On 2021-06-27 3:06 p.m., David T-G wrote:
Hi, all --
I would have called this a vpn, but after reading the recent [excellent] thread on what is or isn't vpn and what it can or can't do for one, maybe that's not the right term ...
I have multiple sites
A.comcast.net 192.168.a.0/24 B.att.net 192.168.b.0/24 C.localisp.net 192.168.c.0/24 ...
that I would like to integrate into my own WAN and be able to see devices (machines, printers, etcetc) using the Internet as my transport medium. [NB that I don't have a proper router at most of these sites; I only have what the ISP gives me.] Better yet, when I'm on the road with a laptop I'd love to be able to connect into that and be part (just like remote office work). I was thinking that a host at each location, exposed through the firewall, would act as the local gateway and I could just route traffic across ... um, well ... that's where I run out :-)
Is there any consumer-level software that will let me overlay a private network across multiple sites and encrypt the traffic between sites?
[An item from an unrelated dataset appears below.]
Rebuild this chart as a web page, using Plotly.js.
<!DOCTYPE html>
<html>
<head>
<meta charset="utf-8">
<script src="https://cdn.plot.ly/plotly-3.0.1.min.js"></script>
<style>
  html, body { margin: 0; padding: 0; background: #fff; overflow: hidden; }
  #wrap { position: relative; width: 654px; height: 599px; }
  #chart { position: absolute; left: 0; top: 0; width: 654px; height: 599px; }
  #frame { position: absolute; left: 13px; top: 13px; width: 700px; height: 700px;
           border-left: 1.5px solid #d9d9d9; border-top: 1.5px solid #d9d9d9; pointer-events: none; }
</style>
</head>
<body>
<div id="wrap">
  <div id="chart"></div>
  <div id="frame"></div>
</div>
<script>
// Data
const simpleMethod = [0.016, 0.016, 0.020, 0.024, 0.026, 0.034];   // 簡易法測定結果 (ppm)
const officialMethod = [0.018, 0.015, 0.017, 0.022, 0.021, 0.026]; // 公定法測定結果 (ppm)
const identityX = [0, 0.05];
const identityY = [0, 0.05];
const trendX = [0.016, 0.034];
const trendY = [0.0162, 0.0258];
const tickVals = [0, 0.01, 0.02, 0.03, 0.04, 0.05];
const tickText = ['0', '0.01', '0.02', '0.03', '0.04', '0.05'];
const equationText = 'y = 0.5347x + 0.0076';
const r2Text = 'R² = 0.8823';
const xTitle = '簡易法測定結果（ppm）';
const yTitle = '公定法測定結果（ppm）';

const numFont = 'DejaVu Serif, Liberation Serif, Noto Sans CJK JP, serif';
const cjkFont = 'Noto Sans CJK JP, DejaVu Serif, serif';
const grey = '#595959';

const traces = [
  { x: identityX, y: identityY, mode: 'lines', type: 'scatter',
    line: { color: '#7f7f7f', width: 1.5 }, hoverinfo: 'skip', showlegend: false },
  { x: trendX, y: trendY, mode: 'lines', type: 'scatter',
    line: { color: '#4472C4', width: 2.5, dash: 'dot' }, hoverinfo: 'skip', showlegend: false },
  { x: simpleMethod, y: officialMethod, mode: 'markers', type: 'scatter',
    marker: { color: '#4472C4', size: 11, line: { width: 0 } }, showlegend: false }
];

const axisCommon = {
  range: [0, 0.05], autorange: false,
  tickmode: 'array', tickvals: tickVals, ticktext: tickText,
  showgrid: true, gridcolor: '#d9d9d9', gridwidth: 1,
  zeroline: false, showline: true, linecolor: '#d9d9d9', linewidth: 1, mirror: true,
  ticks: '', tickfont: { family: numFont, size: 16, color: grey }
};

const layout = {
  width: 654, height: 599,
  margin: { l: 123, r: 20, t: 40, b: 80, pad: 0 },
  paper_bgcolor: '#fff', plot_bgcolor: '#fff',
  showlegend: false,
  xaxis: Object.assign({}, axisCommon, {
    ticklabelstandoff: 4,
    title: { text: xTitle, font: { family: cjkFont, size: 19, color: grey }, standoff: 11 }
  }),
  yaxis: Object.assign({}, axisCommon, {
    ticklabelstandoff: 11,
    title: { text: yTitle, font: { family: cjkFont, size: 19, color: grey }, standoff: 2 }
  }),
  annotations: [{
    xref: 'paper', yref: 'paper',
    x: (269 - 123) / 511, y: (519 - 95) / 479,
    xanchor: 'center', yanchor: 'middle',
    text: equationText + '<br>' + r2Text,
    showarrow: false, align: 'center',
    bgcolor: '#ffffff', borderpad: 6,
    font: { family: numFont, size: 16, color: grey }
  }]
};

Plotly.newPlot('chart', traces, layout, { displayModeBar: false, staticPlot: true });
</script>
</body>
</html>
And does each device in a site have two addresses (192.168.?.? and 172.16.?.?) or do I set each router's internal DHCP range to the larger network?
Where do go to I learn about this stuff? :-)
TIA again
:-D
I think you are still talking about a VPN. You can have multiple site VPNs, either with a common "hub" or just individual links between sites. With only 3 sites, that may be the way to go. You then have to set up the appropriate routing among sites. That is a bit beyond what consumer grade router can do but is trivial for proper routers from Cisco etc. You may want to look into pfsense, which is built on FreeBSD. You can buy Netgate routers or install it on an old computer. I run it on a Qotom mini PC, with i5 CPU, 4 GB RAM, 64 GB SSD and 4 Gb NICs. Pfsense supports IPSec, OpenVPN and Wireguard VPNs. Hopefully, you're also considering IPv6. Both Comcast and AT&T provide it. I've been running IPv6 for over 11 years. Instead of having to share a single IP address with NAT, as on IPv4, IPv6 provides an incredibly huge number of addresses. I get a /56 prefix from my ISP, which contains 2^72 addresses. A single /64 prefix, as would be used on a LAN provides 18.4 billion, billion addresses. I currently have /64s for my main LAN, guest WiFi, test LAN, VPN and a LAN on a Cisco router. That leaves me with only 251 spare /64s. ;-) BTW, a single /64 has the entire IPv4 address space squared!